Monday's beneficiary of long-term security: San Francisco Giants pitcher Madison Bumgarner, who agreed to a five-year deal worth $35 million (or $40 million if he qualifies as a Super Two player after this season.) Two option years are also included at the end of that period, which means the 22-year-old  left-hander will likely be pitching for the Giants through the 2019 season.

With the big-money contract that Matt Cain signed earlier this month, the Giants have now committed an estimated $175 million to two parts of their rotation.  The biggest question mark, of course, remains Tim Lincecum, who always eschewed the type of long-term deal that would eat up all of his arbitration eligibility.

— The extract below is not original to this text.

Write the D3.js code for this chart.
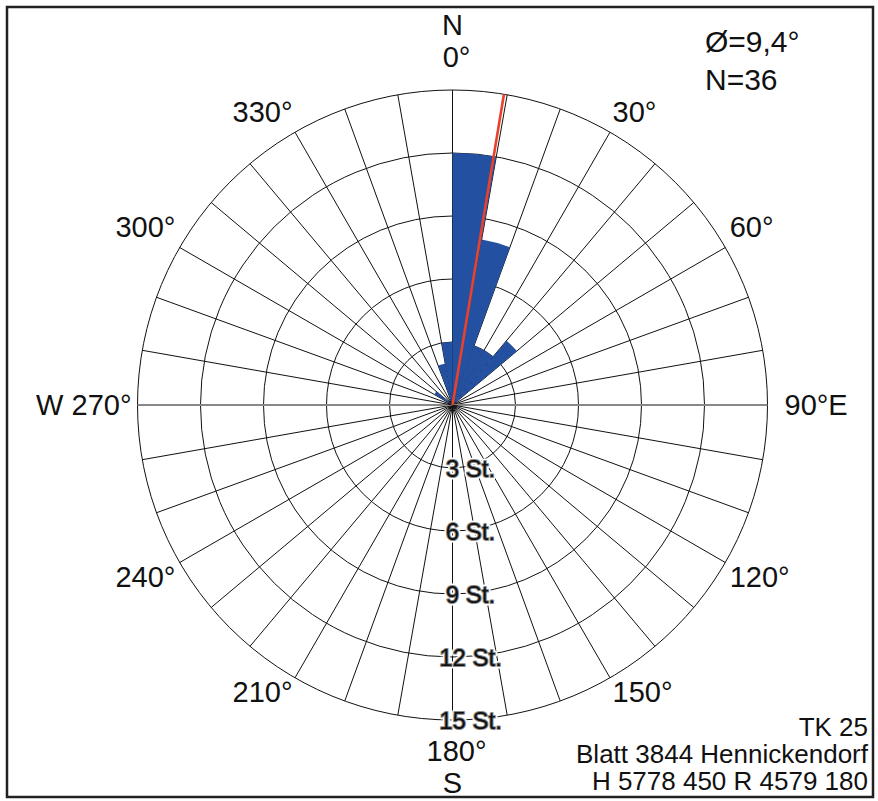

It's a strategy that's worked in his favor as he'll make about $65 million before becoming a free agent for 2014.

But will there be any money left for Lincecum in San Francisco (assuming he just doesn't give in to public worry over his poor start and quit the sport entirely before facing Roy Halladay and the Phillies on Monday night)? 

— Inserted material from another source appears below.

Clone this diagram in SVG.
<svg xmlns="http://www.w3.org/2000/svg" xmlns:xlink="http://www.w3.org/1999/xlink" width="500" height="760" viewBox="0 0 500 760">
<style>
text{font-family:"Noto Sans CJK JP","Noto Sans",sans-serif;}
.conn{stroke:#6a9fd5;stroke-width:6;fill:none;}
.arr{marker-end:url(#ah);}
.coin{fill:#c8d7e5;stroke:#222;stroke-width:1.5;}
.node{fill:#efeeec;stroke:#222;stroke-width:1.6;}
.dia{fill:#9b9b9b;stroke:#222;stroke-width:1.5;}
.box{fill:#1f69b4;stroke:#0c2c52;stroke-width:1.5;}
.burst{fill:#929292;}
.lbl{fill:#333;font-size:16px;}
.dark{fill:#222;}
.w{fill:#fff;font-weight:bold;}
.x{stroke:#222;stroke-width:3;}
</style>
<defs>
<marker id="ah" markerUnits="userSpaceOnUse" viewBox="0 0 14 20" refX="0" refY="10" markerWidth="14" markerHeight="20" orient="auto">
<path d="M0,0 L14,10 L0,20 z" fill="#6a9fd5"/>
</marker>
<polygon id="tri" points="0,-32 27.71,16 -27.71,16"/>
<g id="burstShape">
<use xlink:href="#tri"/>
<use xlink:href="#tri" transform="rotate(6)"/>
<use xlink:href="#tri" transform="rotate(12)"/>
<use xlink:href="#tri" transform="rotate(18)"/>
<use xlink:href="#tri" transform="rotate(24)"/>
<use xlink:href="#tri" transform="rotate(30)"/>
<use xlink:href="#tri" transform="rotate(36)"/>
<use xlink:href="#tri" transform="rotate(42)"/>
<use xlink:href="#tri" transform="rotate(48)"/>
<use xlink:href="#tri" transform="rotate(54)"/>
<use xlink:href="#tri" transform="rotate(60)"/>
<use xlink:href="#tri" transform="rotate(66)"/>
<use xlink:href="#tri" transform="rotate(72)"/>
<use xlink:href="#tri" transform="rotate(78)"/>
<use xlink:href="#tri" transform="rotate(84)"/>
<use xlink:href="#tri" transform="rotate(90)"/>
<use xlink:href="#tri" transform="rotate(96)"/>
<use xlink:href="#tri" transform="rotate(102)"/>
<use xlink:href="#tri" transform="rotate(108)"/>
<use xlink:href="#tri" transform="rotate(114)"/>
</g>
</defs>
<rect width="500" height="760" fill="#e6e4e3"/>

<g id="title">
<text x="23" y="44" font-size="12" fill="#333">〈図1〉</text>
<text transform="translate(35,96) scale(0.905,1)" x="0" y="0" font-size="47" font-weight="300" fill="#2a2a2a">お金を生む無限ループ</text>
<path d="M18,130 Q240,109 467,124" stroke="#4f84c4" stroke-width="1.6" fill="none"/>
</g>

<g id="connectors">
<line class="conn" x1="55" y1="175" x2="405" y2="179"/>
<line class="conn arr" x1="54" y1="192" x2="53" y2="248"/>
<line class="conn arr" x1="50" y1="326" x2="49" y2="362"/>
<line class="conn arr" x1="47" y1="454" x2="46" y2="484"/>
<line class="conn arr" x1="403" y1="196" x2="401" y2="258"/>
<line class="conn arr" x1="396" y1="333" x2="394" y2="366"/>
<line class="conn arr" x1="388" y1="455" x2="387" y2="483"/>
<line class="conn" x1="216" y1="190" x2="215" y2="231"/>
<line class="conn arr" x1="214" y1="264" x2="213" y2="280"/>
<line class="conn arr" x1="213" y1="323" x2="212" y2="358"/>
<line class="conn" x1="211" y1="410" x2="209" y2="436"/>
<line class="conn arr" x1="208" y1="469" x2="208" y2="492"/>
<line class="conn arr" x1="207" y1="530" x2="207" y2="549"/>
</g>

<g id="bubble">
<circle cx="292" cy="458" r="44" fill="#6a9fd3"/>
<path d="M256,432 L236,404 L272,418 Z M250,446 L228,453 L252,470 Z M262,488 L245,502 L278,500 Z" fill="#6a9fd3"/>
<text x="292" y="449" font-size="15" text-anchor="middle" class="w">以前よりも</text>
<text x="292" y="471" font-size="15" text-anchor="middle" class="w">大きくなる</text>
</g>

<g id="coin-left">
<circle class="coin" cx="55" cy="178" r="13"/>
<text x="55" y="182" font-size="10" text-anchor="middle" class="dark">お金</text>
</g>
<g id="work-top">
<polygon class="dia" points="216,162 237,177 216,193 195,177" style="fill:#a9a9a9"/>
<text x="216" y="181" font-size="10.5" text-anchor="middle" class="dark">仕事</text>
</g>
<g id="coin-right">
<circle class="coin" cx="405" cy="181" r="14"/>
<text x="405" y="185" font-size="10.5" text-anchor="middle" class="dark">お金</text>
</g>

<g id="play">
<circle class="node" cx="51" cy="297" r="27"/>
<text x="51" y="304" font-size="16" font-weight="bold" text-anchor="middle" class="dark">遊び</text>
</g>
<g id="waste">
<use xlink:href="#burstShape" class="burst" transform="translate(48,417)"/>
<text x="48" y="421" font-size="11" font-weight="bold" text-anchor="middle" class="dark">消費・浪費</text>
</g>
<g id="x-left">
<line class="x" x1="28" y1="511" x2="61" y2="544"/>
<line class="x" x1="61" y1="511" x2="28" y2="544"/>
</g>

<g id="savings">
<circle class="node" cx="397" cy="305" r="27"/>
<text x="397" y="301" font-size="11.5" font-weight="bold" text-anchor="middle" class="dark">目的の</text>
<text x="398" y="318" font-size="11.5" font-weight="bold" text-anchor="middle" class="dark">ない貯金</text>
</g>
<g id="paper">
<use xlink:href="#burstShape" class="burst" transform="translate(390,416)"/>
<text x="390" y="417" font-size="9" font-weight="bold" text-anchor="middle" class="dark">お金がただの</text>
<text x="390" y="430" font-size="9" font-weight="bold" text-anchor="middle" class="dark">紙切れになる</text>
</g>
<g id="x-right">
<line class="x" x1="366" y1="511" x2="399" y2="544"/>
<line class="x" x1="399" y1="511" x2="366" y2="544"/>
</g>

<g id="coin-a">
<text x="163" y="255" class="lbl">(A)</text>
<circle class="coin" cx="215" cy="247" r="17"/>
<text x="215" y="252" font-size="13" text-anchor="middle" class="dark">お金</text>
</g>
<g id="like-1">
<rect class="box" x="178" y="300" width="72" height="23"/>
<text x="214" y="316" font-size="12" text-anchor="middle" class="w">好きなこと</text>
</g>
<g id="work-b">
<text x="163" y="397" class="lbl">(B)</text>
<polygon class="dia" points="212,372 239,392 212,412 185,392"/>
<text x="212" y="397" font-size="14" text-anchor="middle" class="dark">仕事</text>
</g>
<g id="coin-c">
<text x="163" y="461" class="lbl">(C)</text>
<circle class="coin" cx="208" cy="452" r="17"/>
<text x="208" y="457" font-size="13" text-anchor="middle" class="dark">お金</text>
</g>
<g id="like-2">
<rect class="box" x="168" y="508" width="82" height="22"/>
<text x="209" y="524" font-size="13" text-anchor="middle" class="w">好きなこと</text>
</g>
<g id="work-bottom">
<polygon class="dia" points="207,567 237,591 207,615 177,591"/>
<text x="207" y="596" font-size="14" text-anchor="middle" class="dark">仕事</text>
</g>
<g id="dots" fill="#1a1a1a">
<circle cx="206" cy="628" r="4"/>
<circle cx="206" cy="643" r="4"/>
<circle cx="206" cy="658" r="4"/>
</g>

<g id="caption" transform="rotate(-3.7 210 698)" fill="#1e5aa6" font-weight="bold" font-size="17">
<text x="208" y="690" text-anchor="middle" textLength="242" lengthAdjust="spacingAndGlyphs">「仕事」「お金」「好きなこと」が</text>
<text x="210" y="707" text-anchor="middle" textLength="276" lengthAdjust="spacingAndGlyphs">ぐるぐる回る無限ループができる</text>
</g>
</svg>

Grant Brisbee of McCovey Chronicles says he likes Bumgarner's deal because it attaches a cost certainty to the southpaw no matter how good he gets. That certainty, writes Henry Schulman of the SF Chronicle,  could help the Giants budget a big-money deal for Lincecum.

Whether or not Lincecum remains a Giant past 2013 remains to be seen, but it would seem this Bumgarner deal paves the way for any designs that Brian Sabean might have of retaining a Maddux-Glavine-Smoltz type trio for the rest of the decade. Though there's a good deal of risk to committing this type of long-term money to any pitcher — especially one with less than two years of service time and just 57 career starts like Bumgarner — the Giants had to land a relative bargain somewhere along the way if they wanted to keep all three. And while it's always going to sound crazy to say that giving someone $35 million qualifies as a "deal," that's exactly what San Francisco got here with Bumgarner.

Two pitchers down, one big one to go.